Once he was able to consistently produce a top quality product, Kundinger began taking samples to local upscale restaurants, country clubs, health foods stores and farmers markets. “Working closely with the customer is how I have built my clientele over the past two years,” he says.
The walls for his grow room glow white, and the room smells strongly of springtime with a faint undernote of disinfectant. Everything looks clean, bright and fresh. The grow room walls are a special washable material, glossy and easy to sanitize. He uses fans for airflow, to prevent mildew. Watering routines are strict. The racks are stainless steel, replacing his original wooden racks — stainless steel the preferred surface for sterilization.

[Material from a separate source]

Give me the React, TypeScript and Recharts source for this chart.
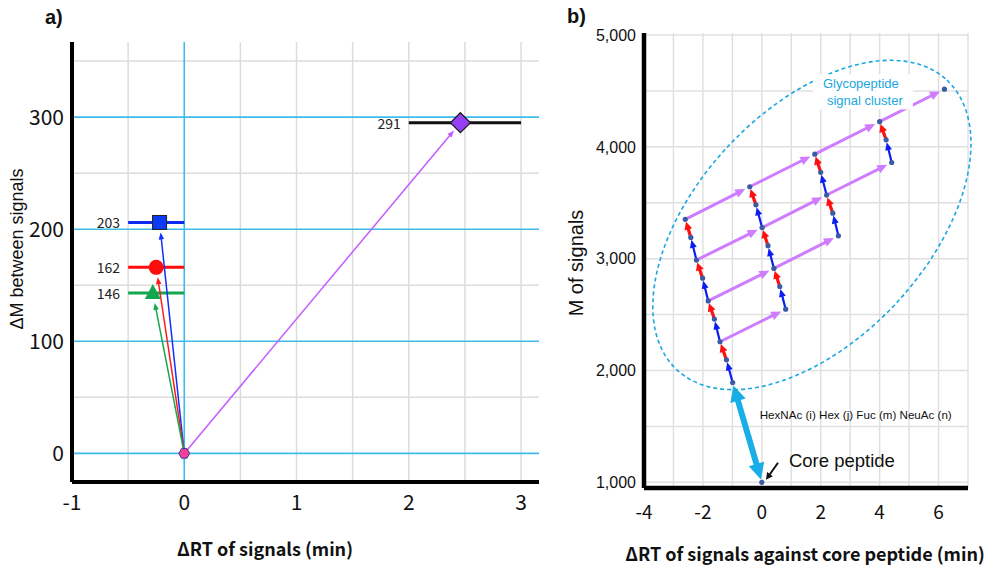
import React from "react";
import { ScatterChart, Scatter, XAxis, YAxis, CartesianGrid, ReferenceLine, ReferenceDot } from "recharts";

const jp = '"Noto Sans CJK JP", "Noto Sans", sans-serif';
const arial = '"Liberation Sans", Arial, sans-serif';

// ---- panel a) data ----
const aTicksX = [-1, 0, 1, 2, 3];
const aTicksY = [0, 100, 200, 300];
const aGridX = [-0.5, 0.5, 1, 1.5, 2, 2.5, 3];
const aGridY = [50, 150, 250, 350];
const aMajorY = [0, 100, 200, 300];

const residueNames = ["HexNAc", "Hex", "Fuc", "NeuAc"];
const residueLabels = ["203", "162", "146", "291"];
const residueRT = [-0.22, -0.25, -0.28, 2.46];
const residueDM = [206, 166, 143, 295];
const residueFrom = [-0.5, -0.5, -0.5, 2];
const residueTo = [0, 0, 0, 3];
const residueColors = ["#0b3cf5", "#ff0d0d", "#14a64c", "#9640f5"];
const rangeColors = ["#0b2cf0", "#ff0d0d", "#14a64c", "#111111"];
const arrowColors = ["#1030ff", "#ff1a1a", "#14a84a", "#c25cff"];

// ---- panel b) data ----
const bTicksX = [-4, -2, 0, 2, 4, 6];
const bTicksY = [1000, 2000, 3000, 4000, 5000];
const bGridX = [-3, -2, -1, 0, 1, 2, 3, 4, 5, 6, 7];
const bGridY = [1000, 1500, 2000, 2500, 3000, 3500, 4000, 4500, 5000];

const core = { x: 0, y: 1000 };
// each chain: alternating HexNAc (+203) / Hex (+162) steps
const chainRT = [
  [-0.99, -1.2, -1.42, -1.61, -1.82, -2.01, -2.22, -2.41, -2.6],
  [0.81, 0.61, 0.41, 0.21, 0.01, -0.2, -0.41],
  [2.6, 2.41, 2.2, 2.0, 1.8],
  [4.41, 4.22, 4.0],
  [6.2],
];
const chainM = [
  [1892, 2095, 2257, 2460, 2622, 2825, 2987, 3190, 3352],
  [2548, 2751, 2913, 3116, 3278, 3481, 3643],
  [3204, 3407, 3569, 3772, 3934],
  [3860, 4063, 4225],
  [4516],
];
// NeuAc links: [fromChain, fromIndex, toChain, toIndex]
const neuAcLinks = [
  [0, 2, 1, 0], [0, 4, 1, 2], [0, 6, 1, 4], [0, 8, 1, 6],
  [1, 2, 2, 0], [1, 4, 2, 2], [1, 6, 2, 4],
  [2, 2, 3, 0], [2, 4, 3, 2],
  [3, 2, 4, 0],
];

type ArrowStyle = { color: string; width: number; head: number; headW: number; gapEnd: number; gapStart?: number; both?: boolean };

const arrowShape = (st: ArrowStyle) => (p: any) => {
  const x1 = Number(p.x1), y1 = Number(p.y1), x2 = Number(p.x2), y2 = Number(p.y2);
  const dx = x2 - x1, dy = y2 - y1;
  const len = Math.hypot(dx, dy) || 1;
  const ux = dx / len, uy = dy / len;
  const nx = -uy, ny = ux;
  const g0 = st.gapStart ?? 0;
  const sx = x1 + ux * g0, sy = y1 + uy * g0;
  const ex = x2 - ux * st.gapEnd, ey = y2 - uy * st.gapEnd;
  const hw = st.headW / 2;
  const head = (tx: number, ty: number, vx: number, vy: number) => {
    const bx = tx - vx * st.head, by = ty - vy * st.head;
    return `${tx},${ty} ${bx + nx * hw},${by + ny * hw} ${bx - nx * hw},${by - ny * hw}`;
  };
  const ls = st.both ? st.head * 0.8 : 0;
  return (
    <g>
      <line
        x1={sx + ux * ls}
        y1={sy + uy * ls}
        x2={ex - ux * st.head * 0.8}
        y2={ey - uy * st.head * 0.8}
        stroke={st.color}
        strokeWidth={st.width}
      />
      <polygon points={head(ex, ey, ux, uy)} fill={st.color} />
      {st.both && <polygon points={head(sx, sy, -ux, -uy)} fill={st.color} />}
    </g>
  );
};

const rangeShape = (color: string, label: string) => (p: any) => (
  <g>
    <line x1={p.x1} y1={p.y1} x2={p.x2} y2={p.y2} stroke={color} strokeWidth={3} />
    <text x={Number(p.x1) - 8} y={p.y1} textAnchor="end" dominantBaseline="central" fontSize={14} fill="#222" fontFamily={jp}>
      {label}
    </text>
  </g>
);

const markerShape = (i: number) => (p: any) => {
  const { cx, cy } = p;
  const c = residueColors[i];
  if (i === 0) return <rect x={cx - 7} y={cy - 7} width={14} height={14} fill={c} stroke="#222" strokeWidth={1} />;
  if (i === 1) return <circle cx={cx} cy={cy} r={7.5} fill={c} />;
  if (i === 2) return <polygon points={`${cx},${cy - 9} ${cx + 8},${cy + 6} ${cx - 8},${cy + 6}`} fill={c} />;
  return <polygon points={`${cx},${cy - 10} ${cx + 10},${cy} ${cx},${cy + 10} ${cx - 10},${cy}`} fill={c} stroke="#1a1a1a" strokeWidth={1.2} />;
};

const hexShape = (p: any) => {
  const { cx, cy } = p;
  const pts = [0, 1, 2, 3, 4, 5]
    .map((k) => {
      const a = (Math.PI / 3) * k;
      return `${cx + 5.5 * Math.cos(a)},${cy + 5.5 * Math.sin(a)}`;
    })
    .join(" ");
  return <polygon points={pts} fill="#f23f9b" stroke="#3b3b8f" strokeWidth={1} />;
};

const dotShape = (p: any) => <circle cx={p.cx} cy={p.cy} r={2.6} fill="#3b5ba5" />;

function PanelA() {
  return (
    <ScatterChart width={560} height={570} margin={{ top: 42, right: 21, bottom: 48, left: 0 }}>
      <CartesianGrid stroke="#dcdcdc" strokeWidth={1.5} verticalValues={aGridX} horizontalValues={aGridY} />
      <XAxis
        dataKey="x"
        type="number"
        domain={[-1, 3.16]}
        allowDataOverflow
        ticks={aTicksX}
        height={40}
        tickLine={false}
        tickMargin={7}
        axisLine={{ stroke: "#000", strokeWidth: 4 }}
        tick={{ fontSize: 21, fill: "#111", fontFamily: jp }}
      />
      <YAxis
        dataKey="y"
        type="number"
        domain={[-25.5, 367]}
        allowDataOverflow
        ticks={aTicksY}
        width={72}
        tickLine={false}
        axisLine={{ stroke: "#000", strokeWidth: 4 }}
        tick={{ fontSize: 21, fill: "#111", fontFamily: jp }}
      />
      {aMajorY.map((v) => (
        <ReferenceLine key={"hy" + v} y={v} stroke="#3dbcec" strokeWidth={1.6} />
      ))}
      <ReferenceLine x={0} stroke="#3dbcec" strokeWidth={1.6} />
      {residueNames.map((n, i) => (
        <ReferenceLine
          key={"rg" + n}
          segment={[
            { x: residueFrom[i], y: residueDM[i] },
            { x: residueTo[i], y: residueDM[i] },
          ]}
          shape={rangeShape(rangeColors[i], residueLabels[i])}
        />
      ))}
      {residueNames.map((n, i) => (
        <ReferenceLine
          key={"ar" + n}
          segment={[
            { x: 0, y: 0 },
            { x: residueRT[i], y: residueDM[i] },
          ]}
          shape={arrowShape({ color: arrowColors[i], width: 1.5, head: 7, headW: 5.5, gapEnd: 10 })}
        />
      ))}
      {residueNames.map((n, i) => (
        <Scatter key={"m" + n} name={n} data={[{ x: residueRT[i], y: residueDM[i] }]} shape={markerShape(i)} isAnimationActive={false} />
      ))}
      <Scatter name="core" data={[{ x: 0, y: 0 }]} shape={hexShape} isAnimationActive={false} />
    </ScatterChart>
  );
}

const blueArrow: ArrowStyle = { color: "#0a1ef0", width: 2.2, head: 8, headW: 7, gapEnd: 2.5 };
const redArrow: ArrowStyle = { color: "#ff1010", width: 3.2, head: 8, headW: 8, gapEnd: 2.5 };
const purpleArrow: ArrowStyle = { color: "#cf7cff", width: 3, head: 10, headW: 9, gapEnd: 5 };
const cyanArrow: ArrowStyle = { color: "#19aee6", width: 6, head: 16, headW: 16, gapEnd: 3, gapStart: 3, both: true };
const blackArrow: ArrowStyle = { color: "#111", width: 2, head: 7, headW: 7, gapEnd: 0 };

function PanelB() {
  const dots = [core];
  chainRT.forEach((c, k) => c.forEach((x, i) => dots.push({ x, y: chainM[k][i] })));
  return (
    <ScatterChart width={440} height={570} margin={{ top: 33, right: 32, bottom: 42, left: 0 }}>
      <CartesianGrid stroke="#e0e0e0" strokeWidth={1.5} verticalValues={bGridX} horizontalValues={bGridY} />
      <XAxis
        dataKey="x"
        type="number"
        domain={[-4, 7]}
        allowDataOverflow
        ticks={bTicksX}
        height={40}
        tickLine={false}
        tickMargin={12}
        axisLine={{ stroke: "#000", strokeWidth: 4.5 }}
        tick={{ fontSize: 19, fill: "#111", fontFamily: jp }}
      />
      <YAxis
        dataKey="y"
        type="number"
        domain={[949, 5018]}
        allowDataOverflow
        ticks={bTicksY}
        width={84}
        tickLine={false}
        tickFormatter={(v: number) => v.toLocaleString("en-US")}
        axisLine={{ stroke: "#000", strokeWidth: 4.5 }}
        tick={{ fontSize: 16, fill: "#111", fontFamily: arial }}
      />
      <ReferenceDot
        x={1.7}
        y={3301}
        shape={(p: any) => (
          <ellipse
            cx={p.cx}
            cy={p.cy}
            rx={198}
            ry={115}
            transform={`rotate(-47 ${p.cx} ${p.cy})`}
            fill="none"
            stroke="#1aa7e0"
            strokeWidth={1.6}
            strokeDasharray="4 3"
          />
        )}
      />
      <ReferenceDot
        x={3.43}
        y={4496}
        shape={(p: any) => (
          <g fontFamily={arial} fontSize={13} fill="#1aa7e0" textAnchor="middle">
            <rect x={p.cx - 50} y={p.cy - 17} width={100} height={35} fill="#fff" />
            <text x={p.cx - 2} y={p.cy - 8} dominantBaseline="central">Glycopeptide</text>
            <text x={p.cx + 2} y={p.cy + 9} dominantBaseline="central">signal cluster</text>
          </g>
        )}
      />
      <ReferenceLine
        segment={[
          { x: core.x, y: core.y },
          { x: chainRT[0][0], y: chainM[0][0] },
        ]}
        shape={arrowShape(cyanArrow)}
      />
      {chainRT.map((c, k) =>
        c.slice(1).map((x, i) => (
          <ReferenceLine
            key={`c${k}-${i}`}
            segment={[
              { x: c[i], y: chainM[k][i] },
              { x, y: chainM[k][i + 1] },
            ]}
            shape={arrowShape(i % 2 === 0 ? blueArrow : redArrow)}
          />
        ))
      )}
      {neuAcLinks.map(([fc, fi, tc, ti]) => (
        <ReferenceLine
          key={`n${fc}-${fi}`}
          segment={[
            { x: chainRT[fc][fi], y: chainM[fc][fi] },
            { x: chainRT[tc][ti], y: chainM[tc][ti] },
          ]}
          shape={arrowShape(purpleArrow)}
        />
      ))}
      <ReferenceLine
        segment={[
          { x: 0.55, y: 1175 },
          { x: 0.14, y: 1022 },
        ]}
        shape={arrowShape(blackArrow)}
      />
      <ReferenceDot
        x={0.92}
        y={1199}
        shape={(p: any) => (
          <text x={p.cx} y={p.cy} dominantBaseline="central" fontSize={18.5} fontFamily={arial} fill="#111">
            Core peptide
          </text>
        )}
      />
      <ReferenceDot
        x={-0.07}
        y={1602}
        shape={(p: any) => (
          <text x={p.cx} y={p.cy} dominantBaseline="central" fontSize={11.6} fontFamily={arial} fill="#111">
            HexNAc (i) Hex (j) Fuc (m) NeuAc (n)
          </text>
        )}
      />
      <Scatter name="signals" data={dots} shape={dotShape} isAnimationActive={false} />
    </ScatterChart>
  );
}

export default function App() {
  return (
    <div style={{ position: "absolute", left: 0, top: 0, width: 1000, height: 570, background: "#fff" }}>
      <div style={{ position: "absolute", left: 0, top: 0 }}>
        <PanelA />
      </div>
      <div style={{ position: "absolute", left: 560, top: 0 }}>
        <PanelB />
      </div>
      <svg width={1000} height={570} style={{ position: "absolute", left: 0, top: 0, pointerEvents: "none" }}>
        <text x={45} y={24} fontSize={20} fontWeight="bold" fontFamily={arial} fill="#111">a)</text>
        <text x={567} y={23} fontSize={20} fontWeight="bold" fontFamily={arial} fill="#111">b)</text>
        <text x={17} y={249} transform="rotate(-90 17 249)" textAnchor="middle" dominantBaseline="central" fontSize={18} fontFamily={arial} fill="#111">
          ΔM between signals
        </text>
        <text x={576} y={263} transform="rotate(-90 576 263)" textAnchor="middle" dominantBaseline="central" fontSize={20} fontFamily={arial} fill="#111">
          M of signals
        </text>
        <text x={265} y={548} textAnchor="middle" dominantBaseline="central" fontSize={18} fontWeight="bold" fontFamily={jp} fill="#111">
          ΔRT of signals (min)
        </text>
        <text x={805} y={553} textAnchor="middle" dominantBaseline="central" fontSize={18} fontWeight="bold" fontFamily={jp} fill="#111">
          ΔRT of signals against core peptide (min)
        </text>
      </svg>
    </div>
  );
}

An eye on larger markets has prompted many of these changes. While the business is successful, Kundinger sometimes must work part-time to fund expansion and sanitation upgrades and boost his income.
To ensure a self-supporting business, he knows he has to grow his markets. “My vision for the future is to get GAP-certified (Good Agricultural Practices, a USDA audit program) so that I can expand to large distributors, catering companies, colleges and other large commercial outlets,” he says. He recently tripled his indoor vertical space.
Building a business from the ground up has not been easy, but there have been rich, unexpected gifts. “Figuring this business out taught me discipline,” he says. “I just want this so bad.”
Another gift has been the ability to live his values. The name of his business, The Conscious Cultivators, suggests as much. “It reflects my passion for natural farm practices, and to highlight my core values,” he says.
“I can truly say that I am finding joy in the journey. I am deeply thankful to all of the chefs and businesses that have supported me and believed in me — they played a huge role in my success. Seeing my product used so creatively and artistically to create mouthwatering and nutritious dishes in our local restaurants — and knowing that I played a part in it — has been extremely rewarding.”
As for the chefs, they are effusive in their praise.
“We’ve always known Issac was on to bigger and better things,” says Hannon. “His commitment to his craft definitely shines in the end result.” PS
Jan Leitschuh is a local gardener, avid eater of fresh produce and co-founder of the Sandhills Farm to Table cooperative.